The ratio between exterior and interior angle of a regular polygon is 1:4. Find the number of sides of the polygon.

Answer 1

Hint: We start solving the problem by recalling the properties of regular polygon and assigning the variables for the interior and exterior angle of given regular polygon. We then use the given ratio between exterior and interior angles to get the relation between them. We use this relation and the property of the sum of interior and exterior angle in a polygon is ${{180}^{\circ }}$ to get the value of interior and exterior angles. We then use the property that the sum of all exterior angles in a polygon is ${{360}^{\circ }}$ to get the number of sides of a polygon.

Complete step-by-step answer:
According to the problem, we have given that the ratio between exterior and interior angle of a regular polygon is $1:4$.
Before solving for the number of sides, we recall the properties of regular polygons.
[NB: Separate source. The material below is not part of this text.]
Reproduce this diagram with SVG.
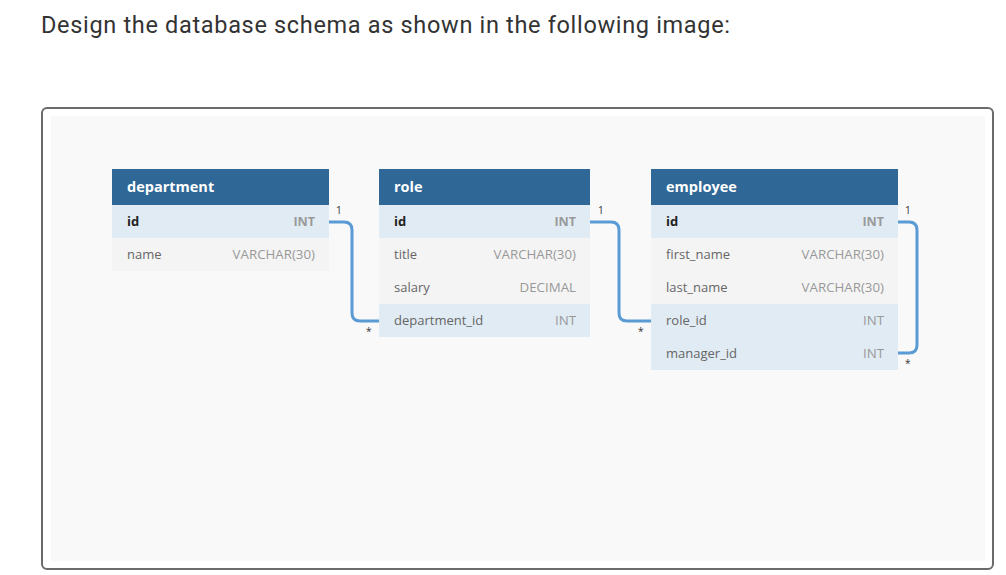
<svg xmlns="http://www.w3.org/2000/svg" width="1006" height="575" viewBox="0 0 1006 575">
<style>
.title{font-family:Roboto,"Liberation Sans",sans-serif;font-size:23.5px;fill:#333}
.hdr{fill:#2f6796}
.htxt{font-family:"Open Sans","Liberation Sans",sans-serif;font-size:14.5px;font-weight:bold;fill:#fff}
.pk{fill:#e0ebf4}
.fk{fill:#e0ebf4}
.row{fill:#f4f4f4}
.name{font-family:"Open Sans","Liberation Sans",sans-serif;font-size:13px;fill:#666}
.idn{font-family:"Open Sans","Liberation Sans",sans-serif;font-size:13px;font-weight:bold;fill:#222}
.type{font-family:"Open Sans","Liberation Sans",sans-serif;font-size:13.3px;fill:#999;text-anchor:end}
.ptype{font-family:"Open Sans","Liberation Sans",sans-serif;font-size:12.5px;font-weight:bold;fill:#999;text-anchor:end}
.conn{fill:none;stroke:#5b9bd5;stroke-width:3}
.card{font-family:"Open Sans","Liberation Sans",sans-serif;font-size:10px;fill:#333}
</style>
<rect width="1006" height="575" fill="#fff"/>
<text class="title" x="41" y="32.5" textLength="689" lengthAdjust="spacing">Design the database schema as shown in the following image:</text>
<rect x="42" y="108" width="951" height="461" rx="5" fill="#fff" stroke="#6b6b6b" stroke-width="2"/>
<rect x="51" y="116" width="934" height="445" fill="#f9f9f9"/>

<g id="connectors">
<path class="conn" d="M329 222 H344 Q352 222 352 230 V313 Q352 321 360 321 H379"/>
<path class="conn" d="M590 222 H611 Q619 222 619 230 V313 Q619 321 627 321 H651"/>
<path class="conn" d="M898 222 H909 Q917 222 917 230 V345 Q917 353 909 353 H898"/>
<text class="card" x="336" y="214">1</text>
<text class="card" x="366" y="335">*</text>
<text class="card" x="598" y="214">1</text>
<text class="card" x="638" y="335">*</text>
<text class="card" x="905" y="214">1</text>
<text class="card" x="905" y="367">*</text>
</g>

<g id="department">
<rect class="hdr" x="112" y="169" width="217" height="36"/>
<text class="htxt" x="127" y="192">department</text>
<rect class="pk" x="112" y="205" width="217" height="33"/>
<text class="idn" x="127" y="226">id</text>
<text class="ptype" x="315" y="226">INT</text>
<rect class="row" x="112" y="238" width="217" height="33"/>
<text class="name" x="127" y="259">name</text>
<text class="type" x="315" y="259">VARCHAR(30)</text>
</g>

<g id="role">
<rect class="hdr" x="379" y="169" width="211" height="36"/>
<text class="htxt" x="394" y="192">role</text>
<rect class="pk" x="379" y="205" width="211" height="33"/>
<text class="idn" x="394" y="226">id</text>
<text class="ptype" x="576" y="226">INT</text>
<rect class="row" x="379" y="238" width="211" height="33"/>
<text class="name" x="394" y="259">title</text>
<text class="type" x="576" y="259">VARCHAR(30)</text>
<rect class="row" x="379" y="271" width="211" height="33"/>
<text class="name" x="394" y="292">salary</text>
<text class="type" x="576" y="292">DECIMAL</text>
<rect class="fk" x="379" y="304" width="211" height="33"/>
<text class="name" x="394" y="325">department_id</text>
<text class="type" x="576" y="325">INT</text>
</g>

<g id="employee">
<rect class="hdr" x="651" y="169" width="247" height="36"/>
<text class="htxt" x="666" y="192">employee</text>
<rect class="pk" x="651" y="205" width="247" height="33"/>
<text class="idn" x="666" y="226">id</text>
<text class="ptype" x="884" y="226">INT</text>
<rect class="row" x="651" y="238" width="247" height="33"/>
<text class="name" x="666" y="259">first_name</text>
<text class="type" x="884" y="259">VARCHAR(30)</text>
<rect class="row" x="651" y="271" width="247" height="33"/>
<text class="name" x="666" y="292">last_name</text>
<text class="type" x="884" y="292">VARCHAR(30)</text>
<rect class="fk" x="651" y="304" width="247" height="33"/>
<text class="name" x="666" y="325">role_id</text>
<text class="type" x="884" y="325">INT</text>
<rect class="fk" x="651" y="337" width="247" height="33"/>
<text class="name" x="666" y="358">manager_id</text>
<text class="type" x="884" y="358">INT</text>
</g>
</svg>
We know that a regular polygon is a polygon that is equiangular, where all angles are equal in measure and equilateral, all sides have the same length.
Let us take the interior angle of the regular polygon as ‘x’ and exterior angle as ‘y’. According to the problem, we have the ratio of y and x as $1:4$.
So, we get \[\dfrac{y}{x}=\dfrac{1}{4}\].
\[\Rightarrow y=\dfrac{x}{4}\] ---(1).
We know that the sum of exterior angle and interior angle in a polygon is ${{180}^{\circ }}$.
So, we get $x+y={{180}^{\circ }}$.
From equation (1), we get $x+\dfrac{x}{4}={{180}^{\circ }}$.
$\Rightarrow \dfrac{4x+x}{4}={{180}^{\circ }}$.
$\Rightarrow \dfrac{5x}{4}={{180}^{\circ }}$.
$\Rightarrow 5x=4\times {{180}^{\circ }}$.
$\Rightarrow 5x={{720}^{\circ }}$.
$\Rightarrow x=\dfrac{{{720}^{\circ }}}{5}$.
$\Rightarrow x={{144}^{\circ }}$.
So, we have got the interior angle x as ${{144}^{\circ }}$.
Let us now find the exterior angle of the given polygon from equation (1).
So, we have an external angle $y=\dfrac{{{144}^{\circ }}}{4}$.
$\Rightarrow y={{36}^{\circ }}$ ---(2).
So, we have got the exterior angle as ${{36}^{\circ }}$.
Let us assume the number of sides of the given polynomial as $n$. We know that the sum of the $n$ external angles in the polygon is ${{360}^{\circ }}$.
So, we get $n\times \left( \text{exterior angle} \right)={{360}^{\circ }}$.
From equation (2), we get $n\times {{36}^{\circ }}={{360}^{\circ }}$.
$\Rightarrow n=\dfrac{{{360}^{\circ }}}{{{36}^{\circ }}}$.
$\Rightarrow n=10$.
So, we have found the number of sides of a given regular polygon as 10.
∴ The number of sides of a given regular polygon is 10.

Note: We should keep in mind that the sum of the exterior angles in any polygon is ${{360}^{\circ }}$. This can be verified by checking the exterior angles of triangle, square etc. We can also find the sum of the interior angles of the regular polygon by using sum of the interior angle as $\left( n-2 \right)\times {{180}^{\circ }}$ after finding the total no. of sides of the regular polygon. Similarly, we can expect problems to find all the exterior angles for irregular polygons.